Among oxycompounds such as ethylenecarbonate or polypropylenecarbonate, vinylenecarbonate is found to have double bond. Research to produce ion-conductive solid polymer with the polymer of vinylenecarbonate has been made since the middle of 1980s (Solid State Ionics, 25 37-40 (1987), Polymer, 30 504-508 (1989). According to the research, polyvinylenecarbonate is, by being mixed with crown ether and inorganic salt, formed to film, whose ion conductivity is 3.times.10.sup.-4 S cm.sup.-1.
Also, it is proposed to mix an isocyanate cross-linked complex of polyethyleneoxide, polyvinylenecarbonate or poly.beta.-propiolactone, and inorganic salt, and cast into film-form (Japanese patent application open-laying No, Hei 2-295070). With the isocyanate as used for conventional methods being highly reactive, it is difficult to realize a reproducible cross-linked state, unless water content and activity of isocyanate itself are controlled at the preparation stage.
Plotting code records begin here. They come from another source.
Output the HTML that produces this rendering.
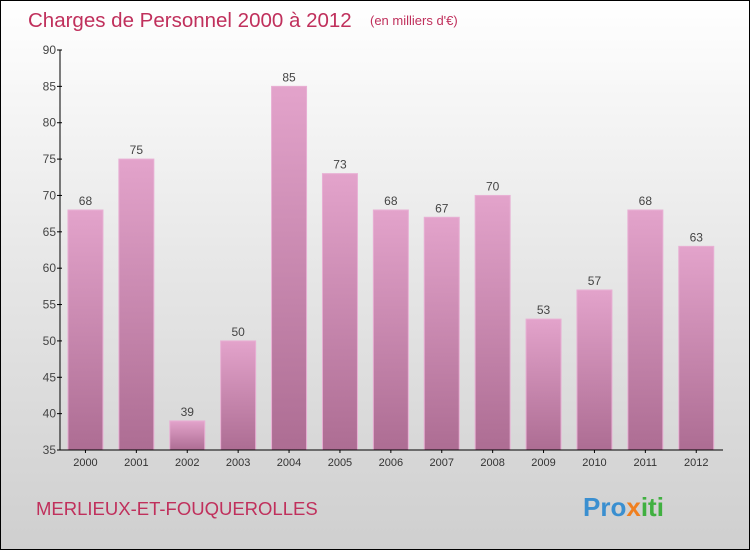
<!DOCTYPE html>
<html><head><meta charset="utf-8"><style>
body{margin:0;width:750px;height:550px;overflow:hidden;font-family:"Liberation Sans",sans-serif}
#wrap{position:relative;width:748px;height:548px;border:1px solid #000;background:linear-gradient(#ffffff,#e6e6e6 50%,#cfcfcf)}
</style></head><body>
<div id="wrap">
<svg id="chart" width="748" height="548">
<defs><linearGradient id="bg" x1="0" y1="0" x2="0" y2="1"><stop offset="0" stop-color="#e3a3cb"/><stop offset="1" stop-color="#ad6d93"/></linearGradient></defs>
<text x="27" y="26" font-size="20.5" fill="#c0305c">Charges de Personnel 2000 à 2012</text>
<text x="369" y="24" font-size="13" fill="#c0305c">(en milliers d'€)</text>
<text x="35" y="514" font-size="18.5" fill="#c0305c">MERLIEUX-ET-FOUQUEROLLES</text>
<text x="582" y="515" font-size="26" font-weight="bold" fill="#3a8fd0">Pro<tspan fill="#f08020">x</tspan><tspan fill="#40b040">iti</tspan></text>
<g id="plot"></g>
</svg></div>
<script>
const years=["2000","2001","2002","2003","2004","2005","2006","2007","2008","2009","2010","2011","2012"];
const values=[68,75,39,50,85,73,68,67,70,53,57,68,63];
const yTicks=[35,40,45,50,55,60,65,70,75,80,85,90];
const ns="http://www.w3.org/2000/svg";
const g=document.getElementById('plot');
const x0=59,band=50.9,yMin=35,yMax=90,yTop=49,yBot=449;
const y=v=>yBot-(v-yMin)/(yMax-yMin)*(yBot-yTop);
const xc=i=>x0+band*(i+0.5);
function mk(t,a){const e=document.createElementNS(ns,t);for(const k in a)e.setAttribute(k,a[k]);g.appendChild(e);return e;}
values.forEach((v,i)=>{
 const r=mk('rect',{x:xc(i)-17.5,y:y(v),width:35,height:yBot-y(v),fill:'url(#bg)',stroke:'#e8b0d4','stroke-width':1});
 
 
 const t=mk('text',{x:xc(i),y:y(v)-5,'text-anchor':'middle','font-size':12,fill:'#444'});t.textContent=v;
 
 
 const xl=mk('text',{x:xc(i),y:yBot+16,'text-anchor':'middle','font-size':11,fill:'#333'});xl.textContent=years[i];
 
 
 mk('line',{x1:xc(i),x2:xc(i),y1:yBot,y2:yBot+3,stroke:'#000'});
});
yTicks.forEach(v=>{
 mk('line',{x1:x0-3,x2:x0+2,y1:y(v),y2:y(v),stroke:'#000'});
 const t=mk('text',{x:x0-4,y:y(v)+4,'text-anchor':'end','font-size':12,fill:'#444'});t.textContent=v;
 
 
});
const ya=mk('line',{x1:x0,x2:x0,y1:yTop,y2:yBot,stroke:'#000'});


const xa=mk('line',{x1:x0,x2:722,y1:yBot,y2:yBot,stroke:'#000'});


</script>
</body></html>
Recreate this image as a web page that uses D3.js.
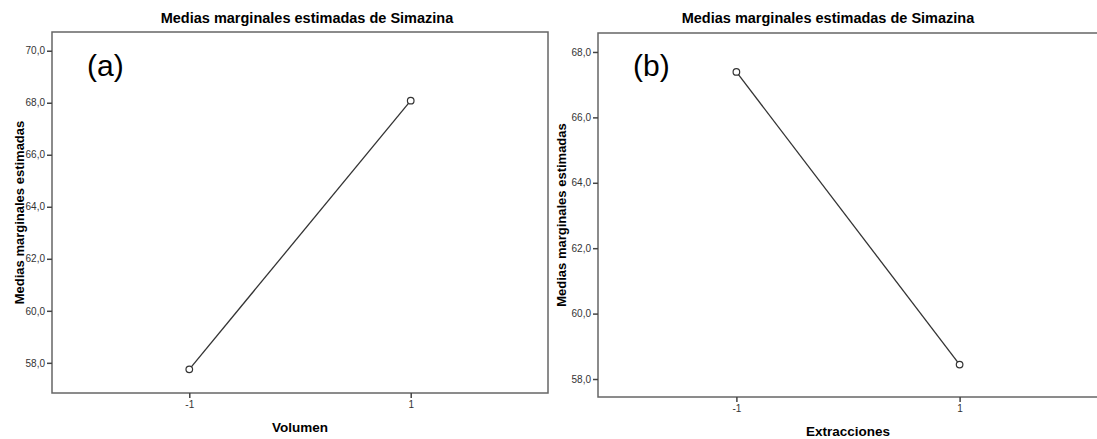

Also, when the urethane cross-linked complex is used in a battery, active hydrogen atoms in urethane bond are decomposed and cut off, resulting in instability of the electrolyte.
Also, copolymers of the compounds having reactive double bonding had the difficulty in obtaining high ion-conductivity due to restriction of motion of an oxyalkylene chain by the polymerized main chain.
Further, these solid-state polyethyleneoxides, poorly dissolving inorganic salts, and not attaining sufficient numbers of dissociated ions, could not realize high ion-conductivity.